Repeat the data that follows, word for word, without the images.

========================

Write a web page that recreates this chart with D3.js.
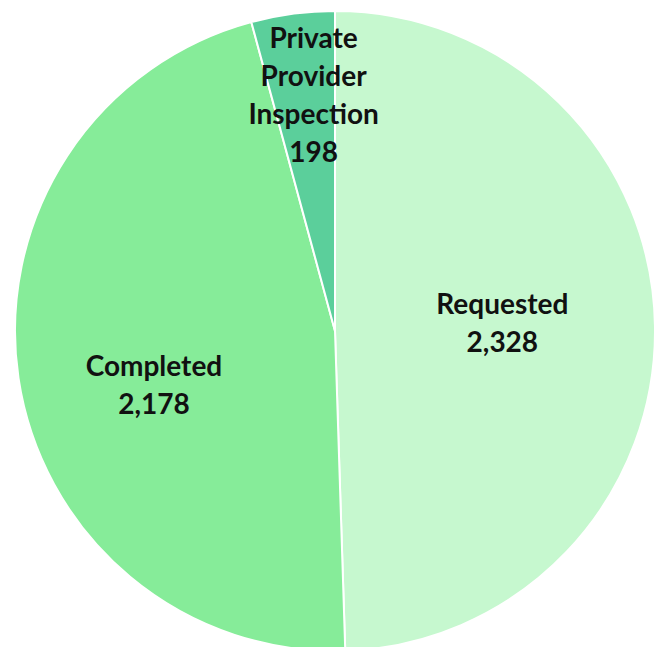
<!DOCTYPE html>
<html>
<head>
<meta charset="utf-8">
<script src="https://cdn.jsdelivr.net/npm/d3@7"></script>
<style>
  html, body { margin: 0; padding: 0; background: #fff; }
  svg { display: block; }
</style>
</head>
<body>
<div id="chart"></div>
<script>
// data
const categories = ['Requested', 'Completed', 'Private Provider Inspection'];
const values = [2328, 2178, 198];
const labelLines = [['Requested'], ['Completed'], ['Private', 'Provider', 'Inspection']];
const colors = ['#c6f8cf', '#86ec99', '#5bcf9b'];

// layout
const width = 662;
const height = 647;
const cx = 335;
const cy = 331;
const radius = 320;
const lineHeight = 38;
// label radius as a share of the pie radius, plus small nudges (px)
const labelK = [0.523, 0.572, 0.744];
const labelNudge = [[0, -5], [0, 27], [10, 0]];

const fmt = d3.format(',');

const svg = d3.select('#chart')
  .append('svg')
  .attr('width', width)
  .attr('height', height);

const g = svg.append('g')
  .attr('transform', 'translate(' + cx + ',' + cy + ')');

const pie = d3.pie()
  .sort(null)
  .value(d => d.value);

const data = categories.map((c, i) => ({ name: c, value: values[i], idx: i }));
const arcs = pie(data);

const arc = d3.arc()
  .innerRadius(0)
  .outerRadius(radius);

g.selectAll('path')
  .data(arcs)
  .enter()
  .append('path')
  .attr('d', arc)
  .style('fill', d => colors[d.data.idx])
  .style('stroke', '#ffffff')
  .style('stroke-width', 2);

const labels = g.selectAll('text.lbl')
  .data(arcs)
  .enter()
  .append('text')
  .attr('class', 'lbl')
  .attr('transform', d => {
    const i = d.data.idx;
    const la = d3.arc().innerRadius(radius * labelK[i]).outerRadius(radius * labelK[i]);
    const c = la.centroid(d);
    return 'translate(' + (c[0] + labelNudge[i][0]) + ',' + (c[1] + labelNudge[i][1]) + ')';
  })
  .style('font-family', 'Lato, "Open Sans", sans-serif')
  .style('font-weight', 'bold')
  .style('font-size', '28px')
  .style('fill', '#111')
  .style('text-anchor', 'middle');

labels.each(function(d) {
  const lines = labelLines[d.data.idx].concat([fmt(d.data.value)]);
  const t = d3.select(this);
  const top = -(lines.length - 1) * lineHeight / 2;
  lines.forEach((ln, j) => {
    t.append('tspan')
      .attr('x', 0)
      .attr('y', top + j * lineHeight)
      .attr('dy', '0.36em')
      .text(ln);
  });
});
</script>
</body>
</html>
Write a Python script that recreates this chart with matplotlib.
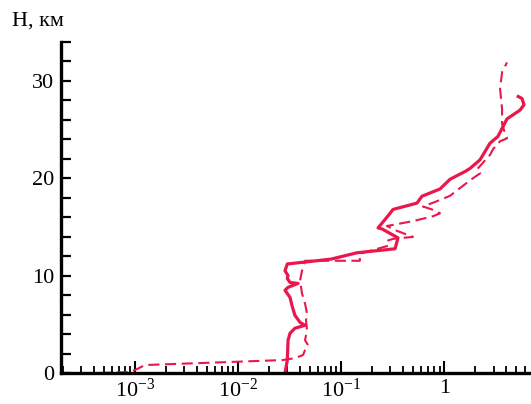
import matplotlib
matplotlib.use("Agg")
import matplotlib.pyplot as plt
from matplotlib.ticker import MultipleLocator, LogLocator, FixedLocator, FixedFormatter, NullFormatter

plt.rcParams['font.family'] = ['Liberation Serif', 'DejaVu Serif']
plt.rcParams['mathtext.fontset'] = 'custom'
plt.rcParams['mathtext.rm'] = 'Liberation Serif'
plt.rcParams['mathtext.it'] = 'Liberation Serif:italic'
plt.rcParams['lines.scale_dashes'] = False

# solid profile: value, height (km)
solid_x = [0.0286, 0.0301, 0.0306, 0.032, 0.0357, 0.0447, 0.040, 0.0357,
           0.0334, 0.032, 0.0286, 0.0306, 0.0382, 0.032, 0.0301, 0.0306,
           0.0286, 0.0301, 0.045, 0.08, 0.1426, 0.333, 0.356, 0.249,
           0.228, 0.298, 0.318, 0.543, 0.608, 0.908, 1.136, 1.59, 1.77,
           2.22, 2.77, 3.31, 3.70, 4.05, 5.41, 5.92, 5.66, 5.2]
solid_h = [0.0, 1.33, 3.37, 4.08, 4.6, 4.9, 5.2, 5.92,
           6.94, 7.76, 8.5, 8.8, 9.2, 9.3, 9.7, 10.0,
           10.5, 11.2, 11.4, 11.7, 12.35, 12.76, 13.88, 14.8,
           14.9, 16.4, 16.8, 17.45, 18.16, 18.9, 19.9, 20.7, 21.0,
           21.9, 23.6, 24.3, 25.3, 26.1, 27.0, 27.55, 28.2, 28.4]

# dashed profile
dash_x = [4.6e-4, 8.97e-4, 1.05e-3, 1.26e-3, 4.3e-3, 0.0273, 0.0357, 0.0427,
          0.0447, 0.0478, 0.0447, 0.0467, 0.0457, 0.0467, 0.0447, 0.0418,
          0.040, 0.0418, 0.0447, 0.0624, 0.152, 0.152, 0.19, 0.284,
          0.278, 0.318, 0.497, 0.348, 0.278, 0.497, 0.776, 0.908,
          0.76, 0.622, 0.85, 1.135, 1.42, 1.89, 2.22, 2.07,
          2.77, 2.97, 3.47, 4.05, 3.88, 3.63, 3.63, 3.47, 3.63, 4.05]
dash_h = [0.0, 0.1, 0.4, 0.82, 1.02, 1.33, 1.53, 1.84,
          2.35, 2.86, 3.37, 4.39, 5.41, 6.12, 7.14, 8.16,
          9.49, 10.5, 11.53, 11.53, 11.53, 12.24, 12.55, 13.06,
          13.57, 13.78, 13.98, 14.6, 15.1, 15.6, 16.1, 16.4,
          16.8, 17.1, 17.65, 18.2, 19.0, 20.0, 20.5, 20.9,
          22.4, 23.0, 23.8, 24.1, 24.6, 25.6, 27.1, 29.2, 30.9, 31.9]

x_ticks = [1e-3, 1e-2, 1e-1, 1]
x_labels = [r'$10^{-3}$', r'$10^{-2}$', r'$10^{-1}$', '1']
y_ticks = [0, 10, 20, 30]

red = '#e8174c'

fig = plt.figure(figsize=(5.31, 4.04), dpi=100)
ax = fig.add_axes([61 / 531, 31 / 404, 470 / 531, 331 / 404])

ax.plot(solid_x, solid_h, color=red, lw=2.3, solid_joinstyle='round')
ax.plot(dash_x, dash_h, color=red, lw=1.5, dashes=(8, 4))

ax.set_xscale('log')
ax.set_xlim(1.93e-4, 6.92)
ax.set_ylim(0, 34)

ax.xaxis.set_major_locator(FixedLocator(x_ticks))
ax.xaxis.set_major_formatter(FixedFormatter(x_labels))
ax.xaxis.set_minor_locator(LogLocator(base=10, subs=range(2, 10)))
ax.xaxis.set_minor_formatter(NullFormatter())

ax.yaxis.set_major_locator(FixedLocator(y_ticks))
ax.yaxis.set_minor_locator(MultipleLocator(2))

for s in ['top', 'right']:
    ax.spines[s].set_visible(False)
for s in ['left', 'bottom']:
    ax.spines[s].set_linewidth(2.4)

ax.tick_params(axis='x', which='major', direction='in', length=9, width=1.5,
               labelsize=16, pad=4)
ax.tick_params(axis='x', which='minor', direction='in', length=5, width=1.3)
ax.tick_params(axis='y', which='both', direction='in', length=7, width=1.6,
               labelsize=16, pad=5)

fig.text(12 / 531, 1 - 21 / 404, 'H, км', fontsize=16, va='center', ha='left')

plt.savefig('out.png', dpi=100)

========================

Solution:
Write a web page that recreates this chart with D3.js.
<!DOCTYPE html>
<html>
<head>
<meta charset="utf-8">
<script src="https://cdn.jsdelivr.net/npm/d3@7"></script>
<style>
  html, body { margin: 0; padding: 0; background: #fff; }
  svg { display: block; }
</style>
</head>
<body>
<div id="chart"></div>
<script>
// data
const categories = ['Requested', 'Completed', 'Private Provider Inspection'];
const values = [2328, 2178, 198];
const labelLines = [['Requested'], ['Completed'], ['Private', 'Provider', 'Inspection']];
const colors = ['#c6f8cf', '#86ec99', '#5bcf9b'];

// layout
const width = 662;
const height = 647;
const cx = 335;
const cy = 331;
const radius = 320;
const lineHeight = 38;
// label radius as a share of the pie radius, plus small nudges (px)
const labelK = [0.523, 0.572, 0.744];
const labelNudge = [[0, -5], [0, 27], [10, 0]];

const fmt = d3.format(',');

const svg = d3.select('#chart')
  .append('svg')
  .attr('width', width)
  .attr('height', height);

const g = svg.append('g')
  .attr('transform', 'translate(' + cx + ',' + cy + ')');

const pie = d3.pie()
  .sort(null)
  .value(d => d.value);

const data = categories.map((c, i) => ({ name: c, value: values[i], idx: i }));
const arcs = pie(data);

const arc = d3.arc()
  .innerRadius(0)
  .outerRadius(radius);

g.selectAll('path')
  .data(arcs)
  .enter()
  .append('path')
  .attr('d', arc)
  .style('fill', d => colors[d.data.idx])
  .style('stroke', '#ffffff')
  .style('stroke-width', 2);

const labels = g.selectAll('text.lbl')
  .data(arcs)
  .enter()
  .append('text')
  .attr('class', 'lbl')
  .attr('transform', d => {
    const i = d.data.idx;
    const la = d3.arc().innerRadius(radius * labelK[i]).outerRadius(radius * labelK[i]);
    const c = la.centroid(d);
    return 'translate(' + (c[0] + labelNudge[i][0]) + ',' + (c[1] + labelNudge[i][1]) + ')';
  })
  .style('font-family', 'Lato, "Open Sans", sans-serif')
  .style('font-weight', 'bold')
  .style('font-size', '28px')
  .style('fill', '#111')
  .style('text-anchor', 'middle');

labels.each(function(d) {
  const lines = labelLines[d.data.idx].concat([fmt(d.data.value)]);
  const t = d3.select(this);
  const top = -(lines.length - 1) * lineHeight / 2;
  lines.forEach((ln, j) => {
    t.append('tspan')
      .attr('x', 0)
      .attr('y', top + j * lineHeight)
      .attr('dy', '0.36em')
      .text(ln);
  });
});
</script>
</body>
</html>
Write a Python script that recreates this chart with matplotlib.
import matplotlib
matplotlib.use("Agg")
import matplotlib.pyplot as plt
from matplotlib.ticker import MultipleLocator, LogLocator, FixedLocator, FixedFormatter, NullFormatter

plt.rcParams['font.family'] = ['Liberation Serif', 'DejaVu Serif']
plt.rcParams['mathtext.fontset'] = 'custom'
plt.rcParams['mathtext.rm'] = 'Liberation Serif'
plt.rcParams['mathtext.it'] = 'Liberation Serif:italic'
plt.rcParams['lines.scale_dashes'] = False

# solid profile: value, height (km)
solid_x = [0.0286, 0.0301, 0.0306, 0.032, 0.0357, 0.0447, 0.040, 0.0357,
           0.0334, 0.032, 0.0286, 0.0306, 0.0382, 0.032, 0.0301, 0.0306,
           0.0286, 0.0301, 0.045, 0.08, 0.1426, 0.333, 0.356, 0.249,
           0.228, 0.298, 0.318, 0.543, 0.608, 0.908, 1.136, 1.59, 1.77,
           2.22, 2.77, 3.31, 3.70, 4.05, 5.41, 5.92, 5.66, 5.2]
solid_h = [0.0, 1.33, 3.37, 4.08, 4.6, 4.9, 5.2, 5.92,
           6.94, 7.76, 8.5, 8.8, 9.2, 9.3, 9.7, 10.0,
           10.5, 11.2, 11.4, 11.7, 12.35, 12.76, 13.88, 14.8,
           14.9, 16.4, 16.8, 17.45, 18.16, 18.9, 19.9, 20.7, 21.0,
           21.9, 23.6, 24.3, 25.3, 26.1, 27.0, 27.55, 28.2, 28.4]

# dashed profile
dash_x = [4.6e-4, 8.97e-4, 1.05e-3, 1.26e-3, 4.3e-3, 0.0273, 0.0357, 0.0427,
          0.0447, 0.0478, 0.0447, 0.0467, 0.0457, 0.0467, 0.0447, 0.0418,
          0.040, 0.0418, 0.0447, 0.0624, 0.152, 0.152, 0.19, 0.284,
          0.278, 0.318, 0.497, 0.348, 0.278, 0.497, 0.776, 0.908,
          0.76, 0.622, 0.85, 1.135, 1.42, 1.89, 2.22, 2.07,
          2.77, 2.97, 3.47, 4.05, 3.88, 3.63, 3.63, 3.47, 3.63, 4.05]
dash_h = [0.0, 0.1, 0.4, 0.82, 1.02, 1.33, 1.53, 1.84,
          2.35, 2.86, 3.37, 4.39, 5.41, 6.12, 7.14, 8.16,
          9.49, 10.5, 11.53, 11.53, 11.53, 12.24, 12.55, 13.06,
          13.57, 13.78, 13.98, 14.6, 15.1, 15.6, 16.1, 16.4,
          16.8, 17.1, 17.65, 18.2, 19.0, 20.0, 20.5, 20.9,
          22.4, 23.0, 23.8, 24.1, 24.6, 25.6, 27.1, 29.2, 30.9, 31.9]

x_ticks = [1e-3, 1e-2, 1e-1, 1]
x_labels = [r'$10^{-3}$', r'$10^{-2}$', r'$10^{-1}$', '1']
y_ticks = [0, 10, 20, 30]

red = '#e8174c'

fig = plt.figure(figsize=(5.31, 4.04), dpi=100)
ax = fig.add_axes([61 / 531, 31 / 404, 470 / 531, 331 / 404])

ax.plot(solid_x, solid_h, color=red, lw=2.3, solid_joinstyle='round')
ax.plot(dash_x, dash_h, color=red, lw=1.5, dashes=(8, 4))

ax.set_xscale('log')
ax.set_xlim(1.93e-4, 6.92)
ax.set_ylim(0, 34)

ax.xaxis.set_major_locator(FixedLocator(x_ticks))
ax.xaxis.set_major_formatter(FixedFormatter(x_labels))
ax.xaxis.set_minor_locator(LogLocator(base=10, subs=range(2, 10)))
ax.xaxis.set_minor_formatter(NullFormatter())

ax.yaxis.set_major_locator(FixedLocator(y_ticks))
ax.yaxis.set_minor_locator(MultipleLocator(2))

for s in ['top', 'right']:
    ax.spines[s].set_visible(False)
for s in ['left', 'bottom']:
    ax.spines[s].set_linewidth(2.4)

ax.tick_params(axis='x', which='major', direction='in', length=9, width=1.5,
               labelsize=16, pad=4)
ax.tick_params(axis='x', which='minor', direction='in', length=5, width=1.3)
ax.tick_params(axis='y', which='both', direction='in', length=7, width=1.6,
               labelsize=16, pad=5)

fig.text(12 / 531, 1 - 21 / 404, 'H, км', fontsize=16, va='center', ha='left')

plt.savefig('out.png', dpi=100)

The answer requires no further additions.